At present, the cost of many renewable energy technologies has been going down throughout the world, if somewhat slowly. This drop is attributed to significant reductions in capital costs, increased competition as new players are emerging in the clean energy sector as it gains sway in various countries, and ongoing developments with regard to technological efficiency and scale.
While government subsidies for renewable energy are available, these are not that common. Nevertheless, the industry continues to rally, but experts say that a subsidy may put clean energy providers on a more equal footing with conventional generation players.
Indeed, the Lazard report states: “When U.S. government subsidies are included, the cost of onshore wind and utility-scale solar continues to be competitive with the marginal cost of coal, nuclear and combined cycle gas generation.”
If subsidized, the levelized cost of energy (LCEO) for utility-scale solar facilities can generate $27 per megawatt hour (Mwh) while wind power on a similar scale can average $25/Mwh. When it comes to conventional methods, coal generates an average of $42/Mwh, nuclear at $25/Mwh, and combined gas cycle generation at $24/Mwh.
Renewable energy faces challenges on a global level
Meanwhile, it is possible that worsening supply chain conditions may delay or even cancel over 50% of solar utility projects planned for 2022 in various parts of the world.

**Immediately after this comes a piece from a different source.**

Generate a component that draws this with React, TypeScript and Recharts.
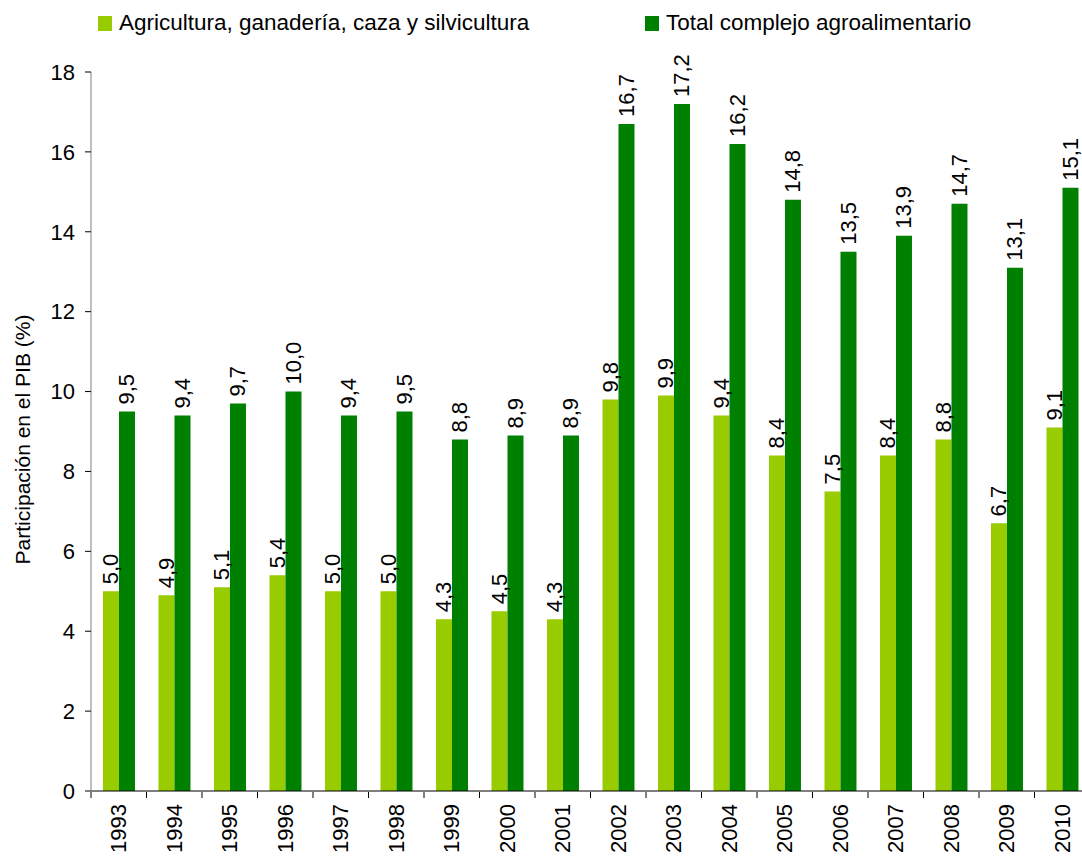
import { BarChart, Bar, XAxis, YAxis, LabelList } from "recharts";

const years = ["1993", "1994", "1995", "1996", "1997", "1998", "1999", "2000", "2001", "2002", "2003", "2004", "2005", "2006", "2007", "2008", "2009", "2010"];
const agricultura = [5.0, 4.9, 5.1, 5.4, 5.0, 5.0, 4.3, 4.5, 4.3, 9.8, 9.9, 9.4, 8.4, 7.5, 8.4, 8.8, 6.7, 9.1];
const complejo = [9.5, 9.4, 9.7, 10.0, 9.4, 9.5, 8.8, 8.9, 8.9, 16.7, 17.2, 16.2, 14.8, 13.5, 13.9, 14.7, 13.1, 15.1];
const yTicks = [0, 2, 4, 6, 8, 10, 12, 14, 16, 18];

const LIGHT = "#99CC00";
const DARK = "#008000";
const FONT = '"Liberation Sans", Arial, sans-serif';

const data = years.map((year, i) => ({ year, agri: agricultura[i], total: complejo[i] }));

const fmt = (v: number) => v.toFixed(1).replace(".", ",");

// value labels sit above each bar, rotated to read upward
const BarLabel = (props: any) => {
  const { x, y, width, value } = props;
  const cx = Number(x) + Number(width) / 2;
  const ty = Number(y) - 7;
  return (
    <text
      x={cx}
      y={ty}
      transform={`rotate(-90, ${cx}, ${ty})`}
      textAnchor="start"
      dominantBaseline="central"
      fontSize={22}
      fontFamily={FONT}
      fill="#000"
    >
      {fmt(Number(value))}
    </text>
  );
};

// year labels rotated, plus tick marks on category boundaries
const YearTick = (props: any) => {
  const { x, y, payload } = props;
  const half = payload && payload.offset ? payload.offset : 27.7;
  const ty = y + 5;
  return (
    <g>
      <line x1={x - half} x2={x - half} y1={y - 7} y2={y - 1} stroke="#000" strokeWidth={1} />
      <text
        x={x}
        y={ty}
        transform={`rotate(-90, ${x}, ${ty})`}
        textAnchor="end"
        dominantBaseline="central"
        fontSize={22}
        fontFamily={FONT}
        fill="#000"
      >
        {payload.value}
      </text>
    </g>
  );
};

const legendItems = [
  { label: "Agricultura, ganadería, caza y silvicultura", color: LIGHT, left: 98 },
  { label: "Total complejo agroalimentario", color: DARK, left: 645 },
];

export default function App() {
  return (
    <div style={{ position: "absolute", left: 0, top: 0, width: 1082, height: 857, overflow: "hidden", background: "#fff", fontFamily: FONT }}>
      {legendItems.map((item) => (
        <div key={item.label} style={{ position: "absolute", top: 10, left: item.left, height: 26, display: "flex", alignItems: "center", fontSize: 22.5, color: "#000", zIndex: 2, whiteSpace: "nowrap" }}>
          <span style={{ display: "inline-block", width: 14, height: 15, background: item.color, marginRight: 7 }} />
          {item.label}
        </div>
      ))}
      <BarChart
        width={1092}
        height={857}
        data={data}
        margin={{ top: 72, right: 2, bottom: 0, left: 0 }}
        barCategoryGap="21.6%"
        barGap={0}
      >
        <XAxis
          dataKey="year"
          height={66}
          stroke="#000"
          tickLine={false}
          tick={<YearTick />}
          interval={0}
        />
        <YAxis
          width={91}
          domain={[0, 18]}
          ticks={yTicks}
          stroke="#808080"
          tickSize={6}
          tickMargin={10}
          tick={{ fontSize: 22, fontFamily: FONT, fill: "#000" }}
          tickLine={{ stroke: "#000" }}
          label={{
            content: (p: any) => {
              const vb = p.viewBox || {};
              const cy = (vb.y || 72) + (vb.height || 719) / 2 + 8;
              return (
                <text x={22} y={cy} transform={`rotate(-90, 22, ${cy})`} textAnchor="middle" dominantBaseline="central" fontSize={21} fontFamily={FONT} fill="#000">
                  Participación en el PIB (%)
                </text>
              );
            },
          }}
        />
        <Bar dataKey="agri" fill={LIGHT} isAnimationActive={false}>
          <LabelList dataKey="agri" content={<BarLabel />} />
        </Bar>
        <Bar dataKey="total" fill={DARK} isAnimationActive={false}>
          <LabelList dataKey="total" content={<BarLabel />} />
        </Bar>
      </BarChart>
    </div>
  );
}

According to an analysis done by Norwegian power think-tank Rystad Energy, 56% of initiatives expected to generate 90 gigawatts of solar capacity may be hampered by the rising cost of commodities as well as supply chain bottlenecks. In fact, the average cost for solar PV modules has risen from just under $0.20 per watt peak (wp) last year to play between $0.26 and $0.28 in the third quarter of 2021, a jump of around 50% in a relatively short amount of time.
This surge in the cost of these modules is mostly driven by the 300% rise in polysilicon prices and those of other raw materials throughout 2020 and the first half of 2021.
Rystad’s senior renewables analyst David Dixon opines that the global utility solar sector now faces some high hurdles even as the UN’s COP26 climate change summit is currently underway in Glasgow, scotland.
“The current bottlenecks are not expected to be relieved within the next twelve months,” Dixon said. “[This means] developers and off-takers need to decide whether to reduce their margins, delay projects or increase offtake prices to get projects to financial close.”